Start RAW DATA

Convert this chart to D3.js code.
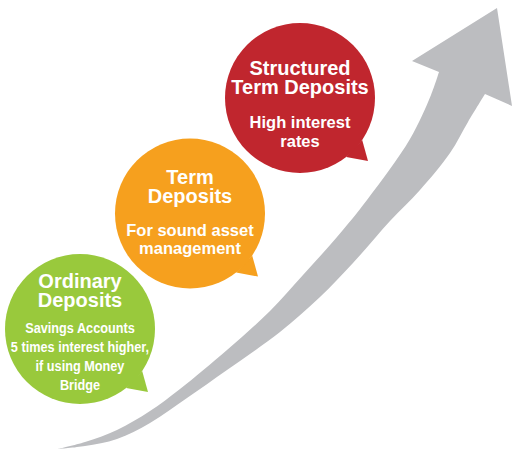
<!DOCTYPE html>
<html>
<head>
<meta charset="utf-8">
<script src="https://cdn.jsdelivr.net/npm/d3@7"></script>
<style>
  html, body { margin: 0; padding: 0; background: #ffffff; }
  svg { display: block; }
</style>
</head>
<body>
<svg id="chart" width="512" height="450"></svg>
<script>
// ---- data ----
const tiers = ["Ordinary Deposits", "Term Deposits", "Structured Term Deposits"];
const levels = [1, 2, 3];
const titleLines = [["Ordinary", "Deposits"], ["Term", "Deposits"], ["Structured", "Term Deposits"]];
const descLines = [
  ["Savings Accounts", "5 times interest higher,", "if using Money", "Bridge"],
  ["For sound asset", "management"],
  ["High interest", "rates"]
];
const tierColors = ["#99c93c", "#f6a01e", "#c0262e"];

// ---- layout (geometry, not data) ----
const W = 512, H = 450;
const R = 75;
const titleTop = [-41.5, -30, -23];   // first title baseline offset from center
const titleStep = 19.3;
const descTop = [4, 22, 30];          // first description baseline offset from center
const descStep = [19, 18.5, 18.5];
const descFont = [
  { size: 15.5, squeeze: 0.82 },
  { size: 16.5, squeeze: 1 },
  { size: 16.5, squeeze: 1 }
];
const FONT = "'Liberation Sans', Arial, Helvetica, sans-serif";

// arrow outline (upper edge tail->head, head, lower edge head->tail)
const arrowUpper = [[58,449],[85,442],[117,430],[150,411],[180,389],[227,350],[270,311],[303,275],[337,237],[367,200],[410,139],[431,95],[439,72]];
const arrowHead = [[412,61],[497,8],[512,106]];
const arrowLower = [[485,94],[468,122],[450,153],[420,190],[390,221],[353,263],[320,297],[280,332],[227,370],[187,398],[150,423],[117,439],[85,446],[58,449]];

const svg = d3.select("#chart");

const x = d3.scaleLinear().domain([1, 3]).range([80, 300]);
const y = d3.scaleLinear().domain([1, 3]).range([329, 98]);

// arrow
const edge = d3.line().curve(d3.curveCatmullRom.alpha(0.5));
const dUpper = edge(arrowUpper);
const dLower = edge(arrowLower).replace(/^M/, "L");
const dHead = arrowHead.map(p => "L" + p[0] + "," + p[1]).join("");
svg.append("path")
  .attr("d", dUpper + dHead + dLower + "Z")
  .attr("fill", "#bcbdc0");

// bubbles
const deg = Math.PI / 180;
const g = svg.selectAll("g.tier").data(levels).join("g")
  .attr("class", "tier")
  .attr("transform", d => `translate(${x(d)},${y(d)})`);

g.append("path")
  .attr("d", () => {
    const a1 = 34 * deg, a2 = 52 * deg;
    const p1 = [R * Math.cos(a1), R * Math.sin(a1)];
    const p2 = [R * Math.cos(a2), R * Math.sin(a2)];
    const tip = [68, 63];
    return `M${p1[0]},${p1[1]}L${tip[0]},${tip[1]}L${p2[0]},${p2[1]}Z`;
  })
  .attr("fill", (d, i) => tierColors[i]);

g.append("circle")
  .attr("r", R)
  .attr("fill", (d, i) => tierColors[i]);

// texts
g.each(function(d, i) {
  const sel = d3.select(this);
  titleLines[i].forEach((t, k) => {
    sel.append("text")
      .attr("x", 0)
      .attr("y", titleTop[i] + k * titleStep)
      .attr("text-anchor", "middle")
      .attr("fill", "#ffffff")
      .style("font-family", FONT)
      .style("font-weight", "bold")
      .style("font-size", "20px")
      .text(t);
  });
  descLines[i].forEach((t, k) => {
    sel.append("text")
      .attr("transform", `translate(0,${descTop[i] + k * descStep[i]}) scale(${descFont[i].squeeze},1)`)
      .attr("text-anchor", "middle")
      .attr("fill", "#ffffff")
      .style("font-family", FONT)
      .style("font-weight", "bold")
      .style("font-size", descFont[i].size + "px")
      .text(t);
  });
});
</script>
</body>
</html>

End RAW DATA

Reproduce all of the material exactly, apart from the pictures.

Convert this chart to D3.js code.
<!DOCTYPE html>
<html>
<head>
<meta charset="utf-8">
<script src="https://cdn.jsdelivr.net/npm/d3@7"></script>
<style>
  html, body { margin: 0; padding: 0; background: #ffffff; }
  svg { display: block; }
</style>
</head>
<body>
<svg id="chart" width="512" height="450"></svg>
<script>
// ---- data ----
const tiers = ["Ordinary Deposits", "Term Deposits", "Structured Term Deposits"];
const levels = [1, 2, 3];
const titleLines = [["Ordinary", "Deposits"], ["Term", "Deposits"], ["Structured", "Term Deposits"]];
const descLines = [
  ["Savings Accounts", "5 times interest higher,", "if using Money", "Bridge"],
  ["For sound asset", "management"],
  ["High interest", "rates"]
];
const tierColors = ["#99c93c", "#f6a01e", "#c0262e"];

// ---- layout (geometry, not data) ----
const W = 512, H = 450;
const R = 75;
const titleTop = [-41.5, -30, -23];   // first title baseline offset from center
const titleStep = 19.3;
const descTop = [4, 22, 30];          // first description baseline offset from center
const descStep = [19, 18.5, 18.5];
const descFont = [
  { size: 15.5, squeeze: 0.82 },
  { size: 16.5, squeeze: 1 },
  { size: 16.5, squeeze: 1 }
];
const FONT = "'Liberation Sans', Arial, Helvetica, sans-serif";

// arrow outline (upper edge tail->head, head, lower edge head->tail)
const arrowUpper = [[58,449],[85,442],[117,430],[150,411],[180,389],[227,350],[270,311],[303,275],[337,237],[367,200],[410,139],[431,95],[439,72]];
const arrowHead = [[412,61],[497,8],[512,106]];
const arrowLower = [[485,94],[468,122],[450,153],[420,190],[390,221],[353,263],[320,297],[280,332],[227,370],[187,398],[150,423],[117,439],[85,446],[58,449]];

const svg = d3.select("#chart");

const x = d3.scaleLinear().domain([1, 3]).range([80, 300]);
const y = d3.scaleLinear().domain([1, 3]).range([329, 98]);

// arrow
const edge = d3.line().curve(d3.curveCatmullRom.alpha(0.5));
const dUpper = edge(arrowUpper);
const dLower = edge(arrowLower).replace(/^M/, "L");
const dHead = arrowHead.map(p => "L" + p[0] + "," + p[1]).join("");
svg.append("path")
  .attr("d", dUpper + dHead + dLower + "Z")
  .attr("fill", "#bcbdc0");

// bubbles
const deg = Math.PI / 180;
const g = svg.selectAll("g.tier").data(levels).join("g")
  .attr("class", "tier")
  .attr("transform", d => `translate(${x(d)},${y(d)})`);

g.append("path")
  .attr("d", () => {
    const a1 = 34 * deg, a2 = 52 * deg;
    const p1 = [R * Math.cos(a1), R * Math.sin(a1)];
    const p2 = [R * Math.cos(a2), R * Math.sin(a2)];
    const tip = [68, 63];
    return `M${p1[0]},${p1[1]}L${tip[0]},${tip[1]}L${p2[0]},${p2[1]}Z`;
  })
  .attr("fill", (d, i) => tierColors[i]);

g.append("circle")
  .attr("r", R)
  .attr("fill", (d, i) => tierColors[i]);

// texts
g.each(function(d, i) {
  const sel = d3.select(this);
  titleLines[i].forEach((t, k) => {
    sel.append("text")
      .attr("x", 0)
      .attr("y", titleTop[i] + k * titleStep)
      .attr("text-anchor", "middle")
      .attr("fill", "#ffffff")
      .style("font-family", FONT)
      .style("font-weight", "bold")
      .style("font-size", "20px")
      .text(t);
  });
  descLines[i].forEach((t, k) => {
    sel.append("text")
      .attr("transform", `translate(0,${descTop[i] + k * descStep[i]}) scale(${descFont[i].squeeze},1)`)
      .attr("text-anchor", "middle")
      .attr("fill", "#ffffff")
      .style("font-family", FONT)
      .style("font-weight", "bold")
      .style("font-size", descFont[i].size + "px")
      .text(t);
  });
});
</script>
</body>
</html>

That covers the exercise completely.